-- START OF SUPPLIED MATERIAL --
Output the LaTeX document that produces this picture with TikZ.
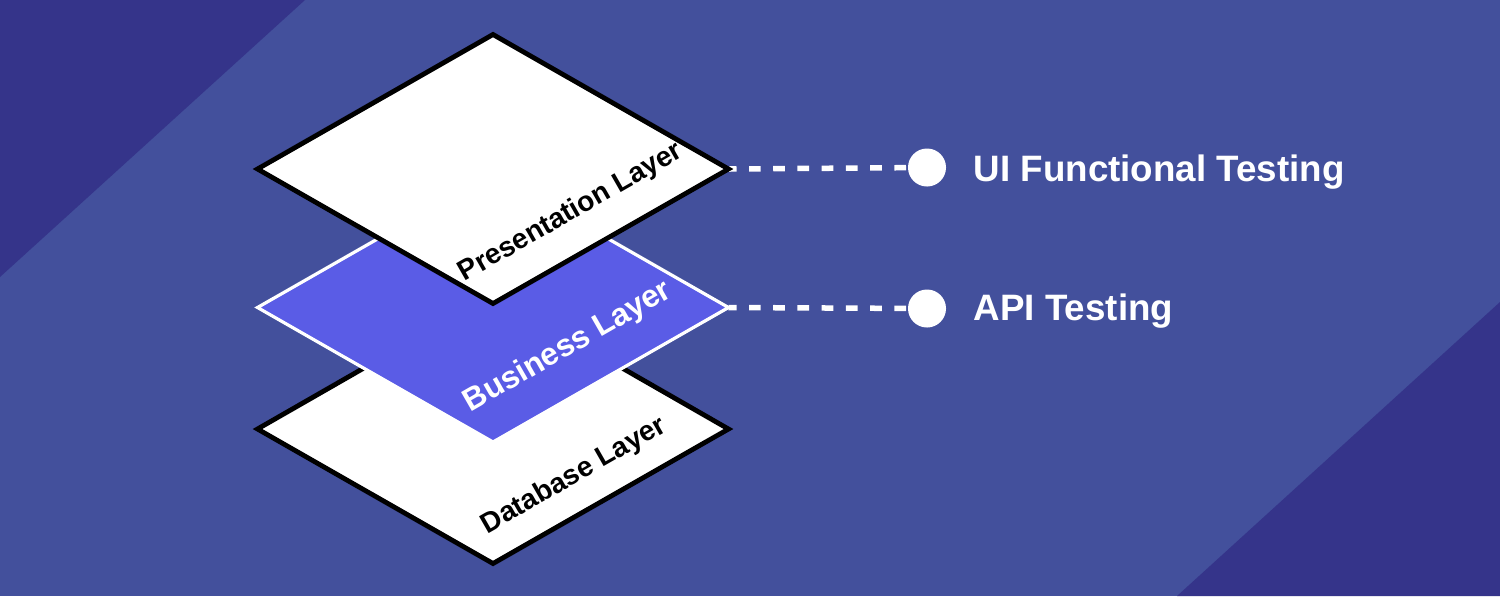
\documentclass[tikz,border=0pt]{standalone}
\usepackage{fontspec}
\setmainfont{Liberation Sans}
\definecolor{bgblue}{HTML}{43509C}
\definecolor{darkblue}{HTML}{35348A}
\definecolor{bizblue}{HTML}{5A5CE6}
\tikzset{
  layerwhite/.style={fill=white, draw=black, line width=0.048cm, line join=miter},
  layerbiz/.style={fill=bizblue, draw=white, line width=0.032cm, line join=miter},
  layertext/.style={rotate=29.8, inner sep=0pt, anchor=center, font=\bfseries\fontsize{8.0pt}{9pt}\selectfont},
  conn/.style={draw=white, line width=0.055cm, dash pattern=on 0.117cm off 0.125cm, dash phase=0.037cm},
  dot/.style={circle, fill=white, inner sep=0pt, minimum size=0.38cm},
  testlabel/.style={anchor=base west, inner sep=0pt, text=white, font=\bfseries\fontsize{10.45pt}{12pt}\selectfont}
}
\begin{document}
\begin{tikzpicture}[x=0.01cm, y=-0.01cm]
\useasboundingbox (0,0) rectangle (1500,596);
\fill[bgblue] (0,0) rectangle (1500,596);
\fill[darkblue] (0,0) -- (305,0) -- (0,277) -- cycle;
\fill[darkblue] (1500,302) -- (1500,596) -- (1177,596) -- cycle;

% named vertices
\coordinate (pr) at (728.5,169);
\coordinate (br) at (728.5,307.5);
\node[dot] (c1) at (927,167.5) {};
\node[dot] (c2) at (927,308.5) {};

% connectors (behind layers)
\draw[conn] (pr) -- (c1);
\draw[conn] (br) -- (c2);

% Database layer
\path[layerwhite] (493,294) -- (728.5,429) -- (493,563.5) -- (257.5,429) -- cycle;
% Business layer
\path[layerbiz] (493,173) -- (br) -- (493,442) -- (257.5,307.5) -- cycle;
% Presentation layer
\path[layerwhite] (493,34.5) -- (pr) -- (493,303.5) -- (257.5,169) -- cycle;

\node[layertext] (tp) at (571,212.5) {Presentation Layer};
\node[layertext, text=white, font=\bfseries\fontsize{9pt}{10pt}\selectfont] (tb) at (568,347) {Business Layer};
\node[layertext] (td) at (574,476) {Database Layer};

\node[testlabel] (l1) at (973,181.5) {UI Functional Testing};
\node[testlabel] (l2) at (973,320.5) {API Testing};
\end{tikzpicture}
\end{document}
-- END OF SUPPLIED MATERIAL --
## TO DO
Copy all the lines of data exactly as they appear, dropping any images.

## RESPONSE TO THE TASK
Output the LaTeX document that produces this picture with TikZ.
\documentclass[tikz,border=0pt]{standalone}
\usepackage{fontspec}
\setmainfont{Liberation Sans}
\definecolor{bgblue}{HTML}{43509C}
\definecolor{darkblue}{HTML}{35348A}
\definecolor{bizblue}{HTML}{5A5CE6}
\tikzset{
  layerwhite/.style={fill=white, draw=black, line width=0.048cm, line join=miter},
  layerbiz/.style={fill=bizblue, draw=white, line width=0.032cm, line join=miter},
  layertext/.style={rotate=29.8, inner sep=0pt, anchor=center, font=\bfseries\fontsize{8.0pt}{9pt}\selectfont},
  conn/.style={draw=white, line width=0.055cm, dash pattern=on 0.117cm off 0.125cm, dash phase=0.037cm},
  dot/.style={circle, fill=white, inner sep=0pt, minimum size=0.38cm},
  testlabel/.style={anchor=base west, inner sep=0pt, text=white, font=\bfseries\fontsize{10.45pt}{12pt}\selectfont}
}
\begin{document}
\begin{tikzpicture}[x=0.01cm, y=-0.01cm]
\useasboundingbox (0,0) rectangle (1500,596);
\fill[bgblue] (0,0) rectangle (1500,596);
\fill[darkblue] (0,0) -- (305,0) -- (0,277) -- cycle;
\fill[darkblue] (1500,302) -- (1500,596) -- (1177,596) -- cycle;

% named vertices
\coordinate (pr) at (728.5,169);
\coordinate (br) at (728.5,307.5);
\node[dot] (c1) at (927,167.5) {};
\node[dot] (c2) at (927,308.5) {};

% connectors (behind layers)
\draw[conn] (pr) -- (c1);
\draw[conn] (br) -- (c2);

% Database layer
\path[layerwhite] (493,294) -- (728.5,429) -- (493,563.5) -- (257.5,429) -- cycle;
% Business layer
\path[layerbiz] (493,173) -- (br) -- (493,442) -- (257.5,307.5) -- cycle;
% Presentation layer
\path[layerwhite] (493,34.5) -- (pr) -- (493,303.5) -- (257.5,169) -- cycle;

\node[layertext] (tp) at (571,212.5) {Presentation Layer};
\node[layertext, text=white, font=\bfseries\fontsize{9pt}{10pt}\selectfont] (tb) at (568,347) {Business Layer};
\node[layertext] (td) at (574,476) {Database Layer};

\node[testlabel] (l1) at (973,181.5) {UI Functional Testing};
\node[testlabel] (l2) at (973,320.5) {API Testing};
\end{tikzpicture}
\end{document}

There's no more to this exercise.